Stopping the slaughter must come first. But the challenge of saving Darfur does not end there.

The following editorial appeared in today's Christian Science Monitor.

The UN blinks on Darfur

Rather than plan for an invasion of Darfur to end a genocide, the UN Security Council decided Tuesday to send in 20,000 peacekeepers – not peacemakers. And the Blue Helmets will operate only without usurping Sudanese authority. Why the compromises? Two reasons: China and Iraq.

First, China. With its veto power within the Council, Beijing has delayed tough UN action on Darfur for years. It treasures Sudan's oil for its booming economy more than saving hundreds of thousands of innocent civilians in Darfur. But with global activists launching a save-Darfur campaign against China's hosting of the 2008 Summer Olympics, it recently sent diplomats to its erstwhile allies in Sudan for a little arm-twisting.

That, and some limited sanctions on Khartoum by the UN, led to limited concessions for a much-constrained UN force to enter Darfur. The result is a complicated peacekeeping mission – the largest ever for the global body – that will take months, perhaps a year, to see if it can bring long-lasting peace to Darfur's survivors – just long enough for Beijing to finish up the Games next summer.

China, in essence, won a decent interval so it can use the Olympics to mark its ascendency as a world power.

Second reason, Iraq: Before the US invasion in 2003, many officials at the United Nations were moving toward a doctrine of intervening in any country where a civil war or a humanitarian crisis was getting out of control. That was the UN's main lesson from the 1994 Rwanda genocide. But then the post-9/11 "preemptive intervention" in Iraq to destroy then-alleged weapons of mass destruction put a bad name on such well-meaning meddling.

The UN now remains wary of acting in such an assertive, sovereignty-busting way – even in the face of another genocide. And the result in Sudan is global intervention by dribs and drabs – and with many doubts.

Sudan did allow in a force of 7,000 soldiers from the African Union in 2004. That proved ineffectual, as expected, and left more than 2 million refugees still vulnerable to attacks. But even with the new UN African Union Mission in Darfur (Unamid), peacekeepers won't be able to disarm militias or arrest suspected war criminals. They can only protect civilians. And they are allowed to operate only "without prejudice to the responsibility of the government of Sudan," according to Tuesday's UN resolution. That's a loophole for Sudan to block anything.

In addition, the UN officers must be African, no sanctions are threatened if Sudan doesn't comply, and the UN secretary-general is not obligated to report violations.

Perhaps this UN move is the baby-step needed to end Darfur's tragedy and provide enough security to feed the refugees. If it fails, and China agrees, the UN can move to tougher sanctions. Still needed is international pressure on Darfur's rebel groups to unite and negotiate a peace deal with Khartoum – one that equitably distributes power and wealth to Sudan's regions.
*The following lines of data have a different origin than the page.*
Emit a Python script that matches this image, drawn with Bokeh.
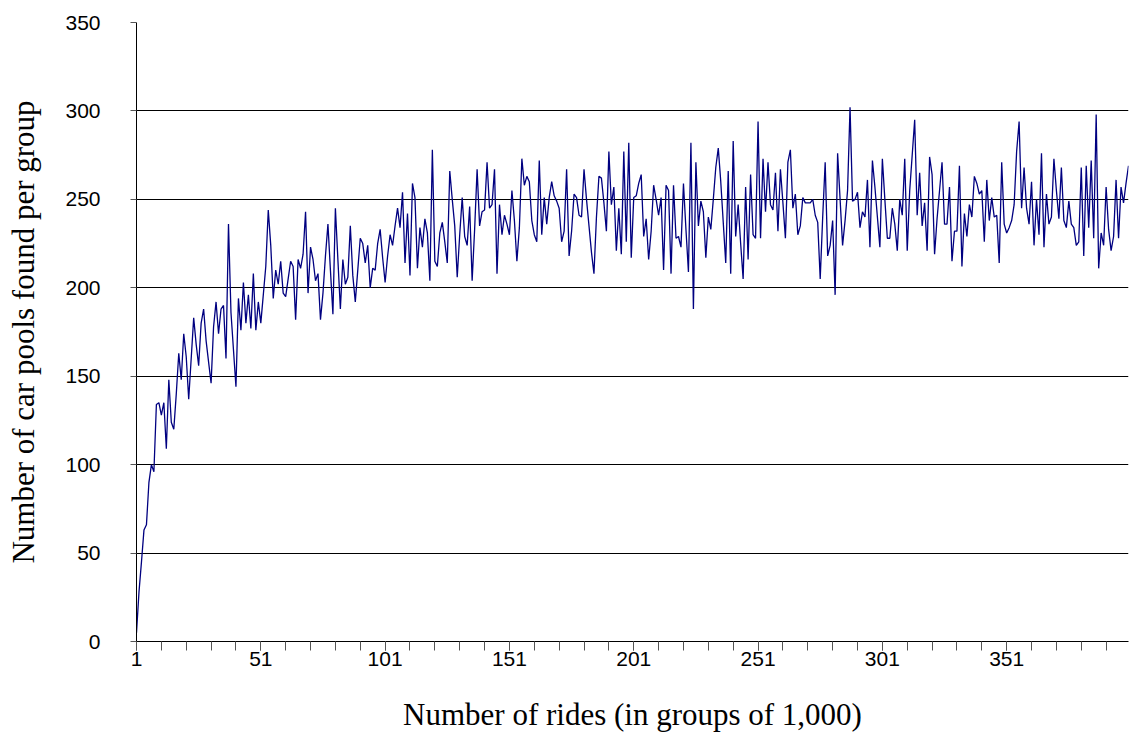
from bokeh.plotting import figure
from bokeh.models import FixedTicker, Range1d
from bokeh.embed import file_html
from bokeh.resources import INLINE

# Number of car pools found per group, groups 1..400
pools = [
    5, 28, 45, 63, 66, 90, 100, 96, 134, 135,
    128, 135, 109, 148, 124, 120, 140, 163, 148, 174,
    161, 137, 160, 183, 168, 156, 180, 188, 170, 158,
    146, 178, 192, 174, 188, 190, 160, 236, 186, 165,
    144, 194, 176, 203, 180, 196, 177, 208, 176, 192,
    180, 196, 212, 244, 224, 194, 210, 202, 215, 197,
    195, 205, 215, 212, 182, 216, 211, 219, 243, 197,
    223, 216, 204, 208, 182, 197, 218, 236, 210, 185,
    245, 216, 188, 216, 202, 206, 235, 207, 192, 210,
    228, 225, 214, 224, 200, 211, 210, 225, 233, 217,
    203, 218, 230, 224, 235, 245, 234, 254, 214, 242,
    207, 259, 251, 211, 234, 223, 239, 231, 204, 278,
    215, 212, 231, 237, 226, 214, 266, 250, 235, 206,
    230, 251, 229, 224, 246, 204, 233, 267, 235, 243,
    244, 271, 245, 247, 267, 208, 247, 230, 241, 236,
    230, 255, 238, 215, 234, 273, 258, 263, 260, 238,
    230, 226, 272, 230, 251, 236, 251, 260, 252, 249,
    245, 226, 232, 267, 218, 232, 253, 251, 241, 240,
    267, 250, 235, 220, 208, 240, 263, 262, 248, 232,
    277, 247, 257, 221, 245, 219, 277, 226, 282, 217,
    251, 252, 259, 264, 229, 239, 216, 232, 258, 250,
    241, 251, 210, 258, 255, 208, 258, 228, 229, 223,
    259, 233, 209, 282, 188, 271, 235, 249, 243, 217,
    240, 233, 250, 268, 279, 260, 237, 214, 266, 208,
    283, 229, 247, 225, 205, 257, 216, 264, 230, 228,
    294, 228, 273, 243, 271, 247, 244, 265, 232, 267,
    248, 228, 271, 278, 245, 253, 230, 235, 251, 248,
    248, 248, 250, 241, 237, 205, 240, 271, 218, 224,
    238, 196, 276, 250, 224, 238, 255, 302, 249, 250,
    254, 234, 243, 240, 261, 223, 272, 257, 240, 223,
    273, 250, 228, 228, 245, 236, 221, 250, 241, 273,
    221, 255, 275, 295, 241, 265, 235, 248, 221, 274,
    264, 219, 239, 255, 271, 236, 236, 257, 215, 232,
    232, 269, 212, 242, 229, 247, 240, 263, 259, 253,
    255, 226, 261, 238, 251, 240, 241, 214, 271, 236,
    231, 234, 238, 247, 277, 294, 245, 268, 245, 236,
    260, 224, 250, 230, 276, 223, 253, 236, 240, 273,
    255, 239, 268, 238, 234, 249, 236, 234, 224, 226,
    268, 218, 269, 234, 272, 228, 298, 211, 231, 224,
    257, 233, 221, 229, 261, 228, 257, 248, 259, 269,
]
groups = list(range(1, len(pools) + 1))

y_ticks = [0, 50, 100, 150, 200, 250, 300, 350]
x_label_ticks = [1, 51, 101, 151, 201, 251, 301, 351]
x_minor_ticks = list(range(1, 400, 10))

H = 752
p = figure(width=1129, height=H, output_backend="svg", toolbar_location=None,
           x_range=Range1d(1, len(pools)), y_range=Range1d(0, 350),
           min_border_left=136, min_border_right=1, min_border_top=22,
           min_border_bottom=H - 641)
p.outline_line_color = None
p.background_fill_color = "white"

p.line(groups, pools, line_color="#000080", line_width=1.3)

p.xgrid.visible = False
p.ygrid.grid_line_color = "black"
p.ygrid.grid_line_width = 1

p.yaxis.ticker = FixedTicker(ticks=y_ticks)
p.xaxis.ticker = FixedTicker(ticks=x_label_ticks, minor_ticks=x_minor_ticks)

for ax in (p.xaxis, p.yaxis):
    ax.axis_line_color = "black"
    ax.major_tick_line_color = "#555555"
    ax.minor_tick_line_color = "#555555"
    ax.major_label_text_font = "Liberation Sans"
    ax.major_label_text_font_size = "21px"
    ax.major_label_text_color = "black"
    ax.axis_label_text_font = "Liberation Serif"
    ax.axis_label_text_font_style = "normal"
    ax.axis_label_text_font_size = "31px"
    ax.axis_label_text_color = "black"

p.xaxis.major_tick_in = 0
p.xaxis.major_tick_out = 9
p.xaxis.minor_tick_in = 0
p.xaxis.minor_tick_out = 9
p.xaxis.major_label_standoff = 1
p.xaxis.axis_label = "Number of rides (in groups of 1,000)"
p.xaxis.axis_label_standoff = 28

p.yaxis.major_tick_in = 0
p.yaxis.major_tick_out = 6
p.yaxis.minor_tick_line_color = None
p.yaxis.major_label_standoff = 30
p.yaxis.axis_label = "Number of car pools found per group"
p.yaxis.axis_label_standoff = 21

open("out.html", "w").write(file_html(p, INLINE))
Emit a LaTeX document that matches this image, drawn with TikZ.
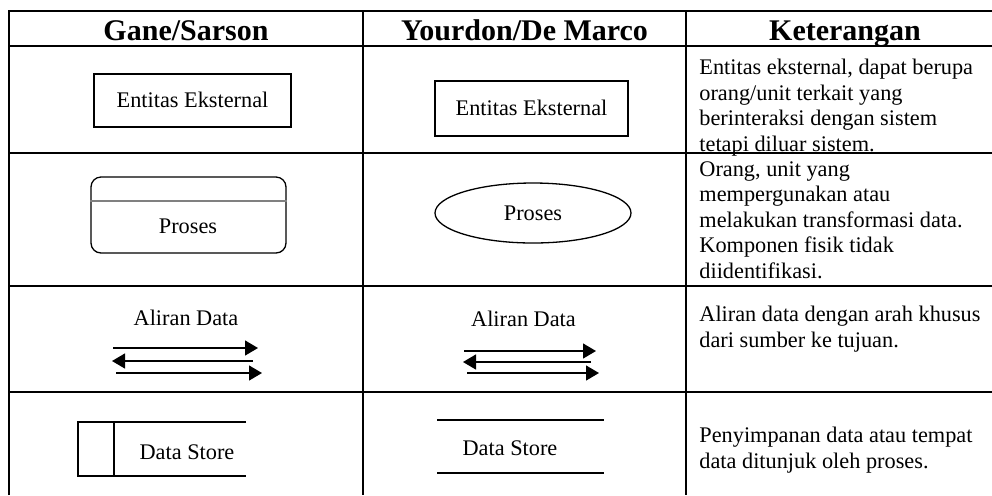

It is that inequality that lies at the heart of the dispute.

Since 2003, the conflict has claimed more than 200,000 lives and has shown the weakness of the UN as a global body. To end both, Darfur first needs a peace. Only then can it use peacekeepers.


The Darfur Daily News is a service of the Save Darfur Coalition.  To subscribe to the Daily News, please email [email protected]. For media inquiries, please contact Ashley Roberts at (202) 478-6181, or [email protected].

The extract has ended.